Many Democrats appear to think so. To justify the claim, they appeal to the ideal of democratic majoritarianism. The president lost the popular vote. The Senate is an institution that greatly amplifies the power of sparsely populated rural states at the expense of more densely populated urban states. Put both together, and we're left with a full-frontal assault on the principle of democracy.

The only problem is that progressives only believe in the principle of democracy when it helps them to advance their preferred policy goals. When it threatens to stand in the way of what they want, they oppose it — which is precisely why they are so angry that they are facing the possibility of being even more decisively denied the power to control the Supreme Court, our system's most formidable counter-majoritarian institution.

Do you doubt it? If so, consider: Most Americans say they don't want to see Roe v. Wade overturned. But it's also true that after the first trimester, public opinion turns quite solidly against the pro-choice position. And by the third trimester, it has become overwhelmingly pro-life. But the progressive position on abortion rights is not that early-term abortions should be legal and protected while late-term abortions should be banned, with second-trimester abortions strictly regulated and sometimes restricted. That would be the position supported by the greatest number of Americans. But on this issue — as on economic regulation, voting rights, anti-discrimination law, and other social issues — progressives don't particularly care what majority sentiment is. They want to protect fundamental rights even if, and perhaps especially if, the majority takes a different view.

What would an honest statement of the Democratic position on the court sound like? "Damn it — we lost again! We need to start winning, and winning big — including winning the Senate with as wide a margin as possible. We held it with a 60-vote majority just a decade ago. We need to do it again and then use that power to ram through as many judicial appointments as we can, as quickly as we can. Sure, it'll be hard, but the Constitution precludes messing with how the Senate is elected, so we need to train our sights elsewhere, like reforming the Electoral College and defending voting rights. But we won't be able to do any of that if we don't win the presidency and big victories in both houses of Congress. We need to do whatever it takes to make that happen, even if that includes adjusting some of our priorities."

Now, what about those Never Trump Republicans who still consider themselves conservatives but think the decision on replacing Ginsburg should be made by the winner of the upcoming election? Surely these dissenters, at least, are taking a stand on principle. Right?

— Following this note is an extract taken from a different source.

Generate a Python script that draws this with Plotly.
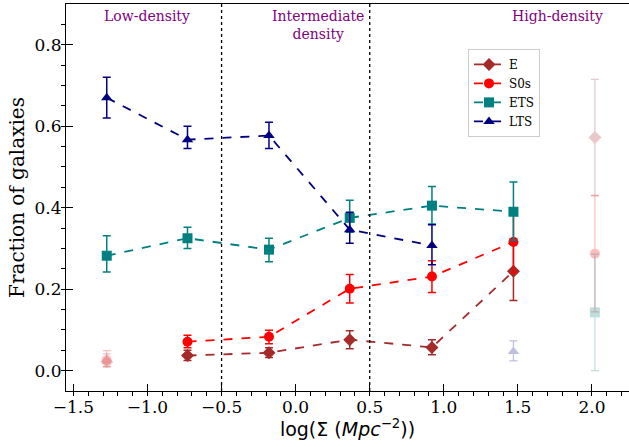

Maybe. But I wouldn't be so sure. Yes, they probably would have strongly favored the nomination of any of the jurists Trump might pick had they been chosen by any other Republican president. But this doesn't necessarily imply that the decision to switch positions under current circumstances is motivated by principle. That's because these dissenting conservatives above all want to see Trump go down to a disgraceful defeat that, among other things, manages to discredit him in the eyes of Republican voters. That is the only hope for these Never Trump Republicans to take their party back by regaining influence over its character and direction.

It's therefore in the interest of Never Trump Republicans to deny the president any boost to his re-election hopes — and also to deny him any opportunity to portray himself as a martyr-hero who did everything he could to advance the longstanding goals of the conservative movement right up to the moment he went down to defeat. That's more than enough motivation to explain the urge to stand against Trump's pending nominee to the high court.

People are complicated, and so are their motives. Trump undoubtedly takes things too far in implying that absolutely everything in politics (and perhaps life itself) is about advancing interests and maximizing power. But that doesn't mean those who appeal so often and so quickly to high moral principle are always justified in doing so.

Our politics just might benefit from a little less unearned moralism.